***** Data excerpt

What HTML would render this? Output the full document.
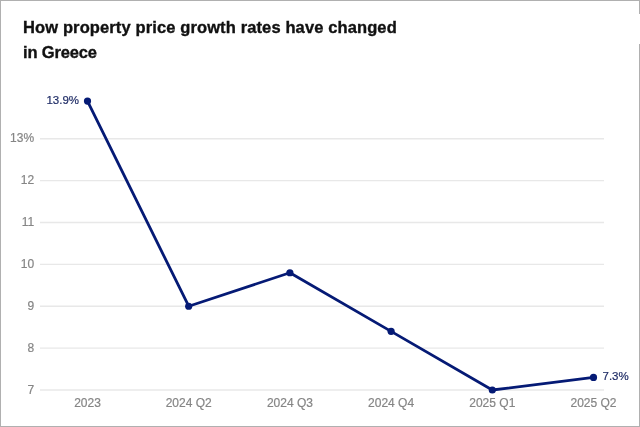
<!DOCTYPE html>
<html><head><meta charset="utf-8"><style>
html,body{margin:0;padding:0;background:#fff;}
body{width:640px;height:427px;position:relative;overflow:hidden;}
.frame{position:absolute;left:0;top:0;width:640px;height:427px;box-sizing:border-box;border:1px solid #b0b0b0;}
.gap{position:absolute;left:639px;top:14px;width:1px;height:30px;background:#fff;}
h1{position:absolute;left:23.4px;top:14.5px;margin:0;font:bold 16.5px/25px "Liberation Sans",sans-serif;color:#111;-webkit-text-stroke:0.35px #111;}
.l1{letter-spacing:0.12px;} .l2{letter-spacing:-0.15px;}
svg{position:absolute;left:0;top:0;will-change:transform;}
h1{will-change:transform;}
</style></head><body>
<div class="frame"></div><div class="gap"></div>
<h1><span class="l1">How property price growth rates have changed</span><br><span class="l2">in Greece</span></h1>
<svg width="640" height="427" viewBox="0 0 640 427">
<g stroke="#e8e8e8" stroke-width="1.4"><line x1="40" x2="604" y1="390.00" y2="390.00" /><line x1="40" x2="604" y1="348.12" y2="348.12" /><line x1="40" x2="604" y1="306.24" y2="306.24" /><line x1="40" x2="604" y1="264.36" y2="264.36" /><line x1="40" x2="604" y1="222.48" y2="222.48" /><line x1="40" x2="604" y1="180.60" y2="180.60" /><line x1="40" x2="604" y1="138.72" y2="138.72" /></g>
<g font-family="Liberation Sans, sans-serif" font-size="12" fill="#858585" stroke="#858585" stroke-width="0.2"><text x="34.1" y="393.60" text-anchor="end">7</text><text x="34.1" y="351.72" text-anchor="end">8</text><text x="34.1" y="309.84" text-anchor="end">9</text><text x="34.1" y="267.96" text-anchor="end">10</text><text x="34.1" y="226.08" text-anchor="end">11</text><text x="34.1" y="184.20" text-anchor="end">12</text><text x="34.1" y="142.32" text-anchor="end">13%</text><text x="87.50" y="406.6" text-anchor="middle">2023</text><text x="188.70" y="406.6" text-anchor="middle">2024 Q2</text><text x="289.90" y="406.6" text-anchor="middle">2024 Q3</text><text x="391.10" y="406.6" text-anchor="middle">2024 Q4</text><text x="492.30" y="406.6" text-anchor="middle">2025 Q1</text><text x="593.50" y="406.6" text-anchor="middle">2025 Q2</text></g>
<polyline points="87.50,101.03 188.70,306.24 289.90,272.74 391.10,331.37 492.30,390.00 593.50,377.44" fill="none" stroke="#051a75" stroke-width="2.8" stroke-linejoin="round" stroke-linecap="round"/>
<g fill="#051a75"><circle cx="87.50" cy="101.03" r="3.6" /><circle cx="188.70" cy="306.24" r="3.6" /><circle cx="289.90" cy="272.74" r="3.6" /><circle cx="391.10" cy="331.37" r="3.6" /><circle cx="492.30" cy="390.00" r="3.6" /><circle cx="593.50" cy="377.44" r="3.6" /></g>
<g font-family="Liberation Sans, sans-serif" font-size="11.5" fill="#1f2c66" stroke="#1f2c66" stroke-width="0.2">
<text x="79" y="103.8" text-anchor="end">13.9%</text>
<text x="602.5" y="380" text-anchor="start">7.3%</text>
</g>
</svg>
</body></html>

**********

▶ _Set exercise_
Write out each line again precisely as it appears, skipping every picture.

▶ _Answer in full_
What HTML would render this? Output the full document.
<!DOCTYPE html>
<html><head><meta charset="utf-8"><style>
html,body{margin:0;padding:0;background:#fff;}
body{width:640px;height:427px;position:relative;overflow:hidden;}
.frame{position:absolute;left:0;top:0;width:640px;height:427px;box-sizing:border-box;border:1px solid #b0b0b0;}
.gap{position:absolute;left:639px;top:14px;width:1px;height:30px;background:#fff;}
h1{position:absolute;left:23.4px;top:14.5px;margin:0;font:bold 16.5px/25px "Liberation Sans",sans-serif;color:#111;-webkit-text-stroke:0.35px #111;}
.l1{letter-spacing:0.12px;} .l2{letter-spacing:-0.15px;}
svg{position:absolute;left:0;top:0;will-change:transform;}
h1{will-change:transform;}
</style></head><body>
<div class="frame"></div><div class="gap"></div>
<h1><span class="l1">How property price growth rates have changed</span><br><span class="l2">in Greece</span></h1>
<svg width="640" height="427" viewBox="0 0 640 427">
<g stroke="#e8e8e8" stroke-width="1.4"><line x1="40" x2="604" y1="390.00" y2="390.00" /><line x1="40" x2="604" y1="348.12" y2="348.12" /><line x1="40" x2="604" y1="306.24" y2="306.24" /><line x1="40" x2="604" y1="264.36" y2="264.36" /><line x1="40" x2="604" y1="222.48" y2="222.48" /><line x1="40" x2="604" y1="180.60" y2="180.60" /><line x1="40" x2="604" y1="138.72" y2="138.72" /></g>
<g font-family="Liberation Sans, sans-serif" font-size="12" fill="#858585" stroke="#858585" stroke-width="0.2"><text x="34.1" y="393.60" text-anchor="end">7</text><text x="34.1" y="351.72" text-anchor="end">8</text><text x="34.1" y="309.84" text-anchor="end">9</text><text x="34.1" y="267.96" text-anchor="end">10</text><text x="34.1" y="226.08" text-anchor="end">11</text><text x="34.1" y="184.20" text-anchor="end">12</text><text x="34.1" y="142.32" text-anchor="end">13%</text><text x="87.50" y="406.6" text-anchor="middle">2023</text><text x="188.70" y="406.6" text-anchor="middle">2024 Q2</text><text x="289.90" y="406.6" text-anchor="middle">2024 Q3</text><text x="391.10" y="406.6" text-anchor="middle">2024 Q4</text><text x="492.30" y="406.6" text-anchor="middle">2025 Q1</text><text x="593.50" y="406.6" text-anchor="middle">2025 Q2</text></g>
<polyline points="87.50,101.03 188.70,306.24 289.90,272.74 391.10,331.37 492.30,390.00 593.50,377.44" fill="none" stroke="#051a75" stroke-width="2.8" stroke-linejoin="round" stroke-linecap="round"/>
<g fill="#051a75"><circle cx="87.50" cy="101.03" r="3.6" /><circle cx="188.70" cy="306.24" r="3.6" /><circle cx="289.90" cy="272.74" r="3.6" /><circle cx="391.10" cy="331.37" r="3.6" /><circle cx="492.30" cy="390.00" r="3.6" /><circle cx="593.50" cy="377.44" r="3.6" /></g>
<g font-family="Liberation Sans, sans-serif" font-size="11.5" fill="#1f2c66" stroke="#1f2c66" stroke-width="0.2">
<text x="79" y="103.8" text-anchor="end">13.9%</text>
<text x="602.5" y="380" text-anchor="start">7.3%</text>
</g>
</svg>
</body></html>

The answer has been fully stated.